Plebeian Rights: Theory and Praxis
To enhance our understanding of systemic corruption and its effects on the freedom of individuals, I undertook a research project under the sponsorship of the Marie Skłodowska-Curie Fellowship at University of Cambridge to develop a plebeian theory of rights in which rights do not originate in natural law but in power relations and the juridical protections resulting from the conflict between the powerful few and the many.
—This project has received funding from the European Union's Horizon 2020 research and innovation programme under grant agreement No. 101023197—
The project had three specific goals:
1) to break new theoretical ground in the study of rights by proposing an interpretation of rights that does not begin from an ideal position of equality, but rather from a position that acknowledges material inequalities as the only way to correct the very unequal enjoyment of formal rights;
2) to influence the making of constitutional law and constitutional amendments to incorporate socioeconomic rights as well as new institutions to guarantee them; and
3) to socialize this new material way of thinking about the constitution and basic rights amongst the general public.
My most important contributions to the constitutional draft were:
1) the alternative material framework I proposed, which put the emphasis on the codification of socioeconomic rights and the institutions and mechanisms necessary to enforce them. In this line, I proposed a Human Rights Ombudsman to monitor, promote, and guarantee the enjoyment of rights;
2) the right of communities to have decisionmaking power at the local level; and
3) popular mechanisms of direct democracy to repeal law, amend the constitution, and initiate a new constituent process.
Graphic design by Marcela Suárez. Colectivo Cabildos Constituyentes
impact
My work on material constitutionalism and plebeian rights had real-time impact on the constituent process in Chile (June 2021- May 2022). My ideas and proposals reached elected officials in the Constitutional Convention as well as grassroots organizers and local councils. I worked remotely from the UK giving advice and proposals on constitutional rights and direct democracy to the most progressive leaders in the Convention, as well as to the social organizations that wanted to use the participatory mechanisms to propose their own articles for the new Constitution.
Right to Housing
In collaboration with community-based organizations, I devised a set of rules and procedures to guarantee equality and free speech within the internal operation of these organizations, and a deliberative process for elaborating articles collectively from the ground up. A few of the articles elaborated in this manner made it into the text. Perhaps the most noteworthy was the right to housing, enabled by the Movimiento de Pobladores en Lucha (MPL).

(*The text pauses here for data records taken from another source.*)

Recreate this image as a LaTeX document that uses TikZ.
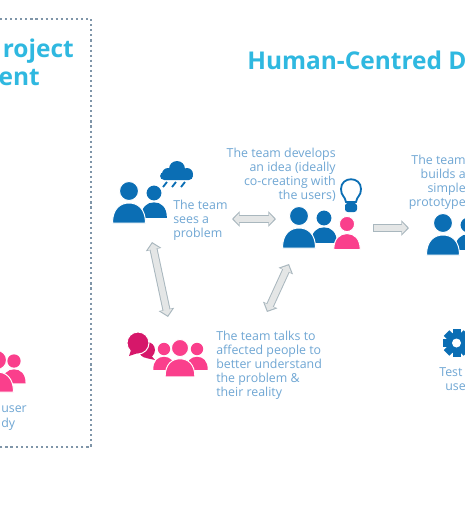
\documentclass[tikz,border=0pt]{standalone}
\usepackage{fontspec}
\usepackage{xcolor}
\usetikzlibrary{arrows.meta}
\setmainfont{Open Sans}

\definecolor{teamblue}{HTML}{0B6EB4}
\definecolor{userpink}{HTML}{FA3F8C}
\definecolor{bubblepink}{HTML}{D6176A}
\definecolor{titlecyan}{HTML}{2FB8E0}
\definecolor{bodyblue}{HTML}{6FA6D3}
\definecolor{frameblue}{HTML}{7F95A8}
\definecolor{arrowfill}{HTML}{E4E6E6}
\definecolor{arrowedge}{HTML}{A9B7BE}

\begin{document}
\begin{tikzpicture}[
    x=0.025cm,
    y=-0.025cm,
    tipedge/.tip={Triangle[width=11pt,length=5.5pt]},
    tipfill/.tip={Triangle[width=8pt,length=4pt]},
    title/.style={
        inner sep=0pt,
        text=titlecyan,
        font=\fontsize{17.4}{20}\selectfont\bfseries
    },
    body/.style={
        inner sep=0pt,
        text=bodyblue,
        font=\fontsize{8.8}{10}\selectfont
    },
    blockboth/.style={
        tipfill-tipfill,
        draw=arrowfill,
        line width=4.3pt,
        shorten >=1.1pt,
        shorten <=1.1pt,
        preaction={draw=arrowedge, line width=5.7pt, tipedge-tipedge, shorten >=0pt, shorten <=0pt}
    },
    blockright/.style={
        -tipfill,
        draw=arrowfill,
        line width=4.3pt,
        shorten >=1.1pt,
        shorten <=1pt,
        preaction={draw=arrowedge, line width=5.7pt, -tipedge, shorten >=0pt, shorten <=0pt}
    },
    person/.pic={
        \path[pic actions] (0,0) circle (9.5);
        \path[pic actions] (-16.5,32) .. controls (-16.5,18) and (-9,12) .. (0,12)
            .. controls (9,12) and (16.5,18) .. (16.5,32) -- cycle;
    }
]

    \path[use as bounding box, clip] (0,0) rectangle (465,515);

    % --- FRAME ---
    \draw [frameblue, line width=1.5pt, dash pattern=on 1.5pt off 2.1pt]
        (-5,19) -- (91,19) -- (91,447) -- (-5,447);

    % --- TITLES ---
    \node [title, anchor=base east] (project) at (74,57) {roject};
    \node [title, anchor=base east] (ent) at (40,85) {ent};
    \node [title, anchor=base west] (hcd) at (247,69) {Human-Centred D};

    % --- LEFT GROUP (user study) ---
    \pic [fill=userpink, scale=0.7] at (14,361) {person={}};
    \pic [fill=userpink, draw=white, line width=0.7pt] at (-3,360) {person={}};
    \node [body, anchor=base west] (user) at (1,412) {user};
    \node [body, anchor=base west] (dy) at (1,427) {dy};

    % --- SEES A PROBLEM ---
    \pic [fill=teamblue, scale=0.78] at (154,193) {person={}};
    \pic [fill=teamblue, draw=white, line width=0.7pt] at (129,191) {person={}};
    % cloud
    \fill [teamblue] (177,169) circle (8) (168,174) circle (6) (187,174) circle (6);
    \fill [teamblue, rounded corners=3pt] (160,172) rectangle (193,180);
    \foreach \x in {165,174,183}
        \draw [teamblue, line width=1.3pt] (\x+2,182) -- (\x-2,187);
    \node [body, anchor=north west, align=left] (sees) at (173,200) {The team\\sees a\\problem};

    % --- DEVELOPS AN IDEA ---
    \pic [fill=teamblue, scale=0.78] at (324,218) {person={}};
    \pic [fill=teamblue, draw=white, line width=0.7pt] at (299,216) {person={}};
    \pic [fill=userpink, draw=white, line width=0.7pt, scale=0.8] at (347,224) {person={}};
    % bulb
    \draw [teamblue, line width=1.3pt] (346,202) .. controls (345,196) and (341,196) .. (341,189)
        .. controls (341,176) and (361,176) .. (361,189)
        .. controls (361,196) and (357,196) .. (356,202) -- cycle;
    \fill [teamblue, rounded corners=2pt] (345,203) rectangle (357,212);
    \node [body, anchor=north east, align=right] (idea) at (336,148) {The team develops\\an idea (ideally\\co-creating with\\the users)};

    % --- BUILDS A PROTOTYPE ---
    \pic [fill=teamblue, scale=0.78] at (468,225) {person={}};
    \pic [fill=teamblue, draw=white, line width=0.7pt] at (443,223) {person={}};
    \node [body, anchor=north east, align=right] (builds) at (466,155) {The team\\builds a\\simple\\prototype};

    % --- TALKS TO PEOPLE ---
    \fill [bubblepink] (147,350) circle (8) (150,354) -- (155,360) -- (146,358) -- cycle;
    \fill [bubblepink, draw=white, line width=0.7pt] (138,343) circle (11);
    \fill [bubblepink] (131,350) -- (129,356) -- (138,353) -- cycle;
    \pic [fill=userpink, scale=0.65] at (164,349) {person={}};
    \pic [fill=userpink, scale=0.65] at (197,349) {person={}};
    \pic [fill=userpink, draw=white, line width=0.7pt, scale=0.9] at (180,348) {person={}};
    \node [body, anchor=north west, align=left] (talks) at (216,331) {The team talks to\\affected people to\\better understand\\the problem \&\\their reality};

    % --- TEST WITH USERS ---
    \foreach \a in {0,45,...,315}
        \fill [teamblue, rotate around={\a:(456.5,343)}] (452.5,329) rectangle (460.5,340);
    \fill [teamblue] (456.5,343) circle (10.5);
    \fill [white] (456.5,343) circle (4.5);
    \node [body, anchor=base west] (test) at (439,376) {Test};
    \node [body, anchor=base west] (use) at (445,390) {use};

    % --- ARROWS ---
    \coordinate (sees-east) at (232,219);
    \coordinate (idea-west) at (276,219);
    \coordinate (idea-east) at (373,228);
    \coordinate (builds-west) at (409,228);
    \coordinate (sees-south) at (152,242);
    \coordinate (talks-north) at (168,317);
    \coordinate (idea-south) at (289,264);
    \coordinate (talks-east) at (267,312);

    \draw [blockboth] (sees-east) -- (idea-west);
    \draw [blockright] (idea-east) -- (builds-west);
    \draw [blockboth] (sees-south) -- (talks-north);
    \draw [blockboth] (idea-south) -- (talks-east);

\end{tikzpicture}
\end{document}
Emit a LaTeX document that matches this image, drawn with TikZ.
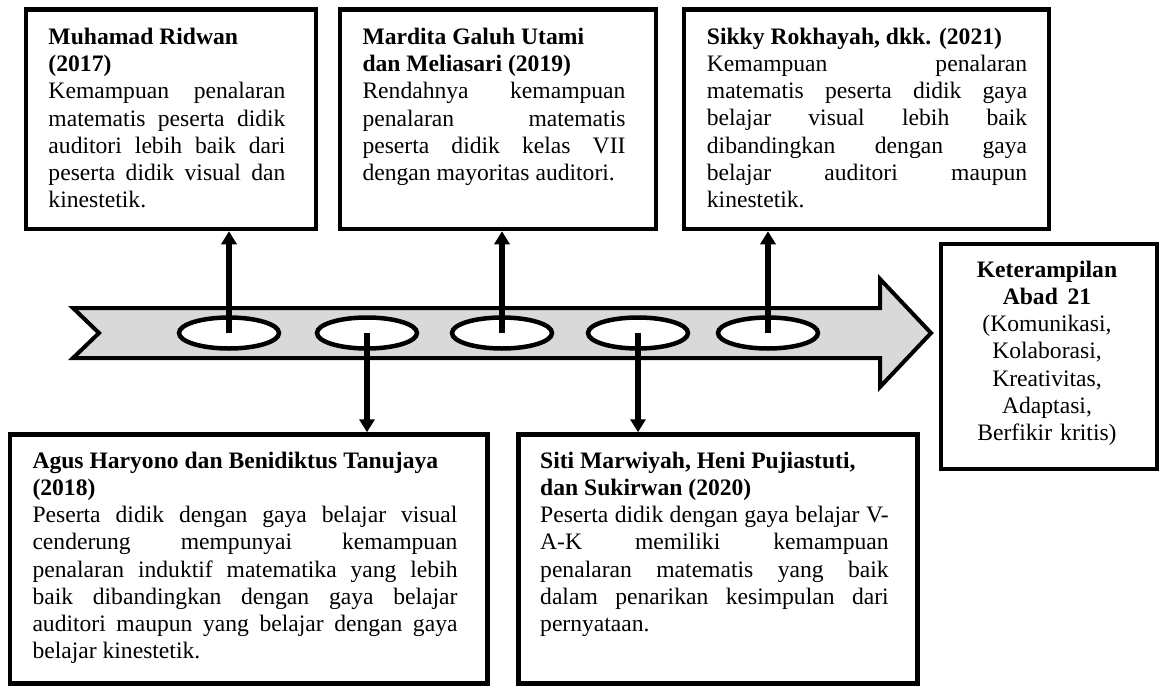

Several housing committees made up of families with precarious housing or without a home came to the capital, Santiago, to meet and elaborate together a right to housing that would truly convey the needs of the common people. I designed an ad hoc process for that meeting that included working groups selected at random, free association of qualifying concepts, collective construction of simple sentences, and ranked voting to decide among alternatives. The result of this deliberative experiment was the most robust constitutional right to housing every written, and it made it almost intact into the constitutional draft.
popular pedagogy
Invited by grassroots organizations in Chile, I taught a weekly open access class to grassroots organizers on YouTube for three months on constitutional rights, direct democracy mechanisms, and the process of constitution making.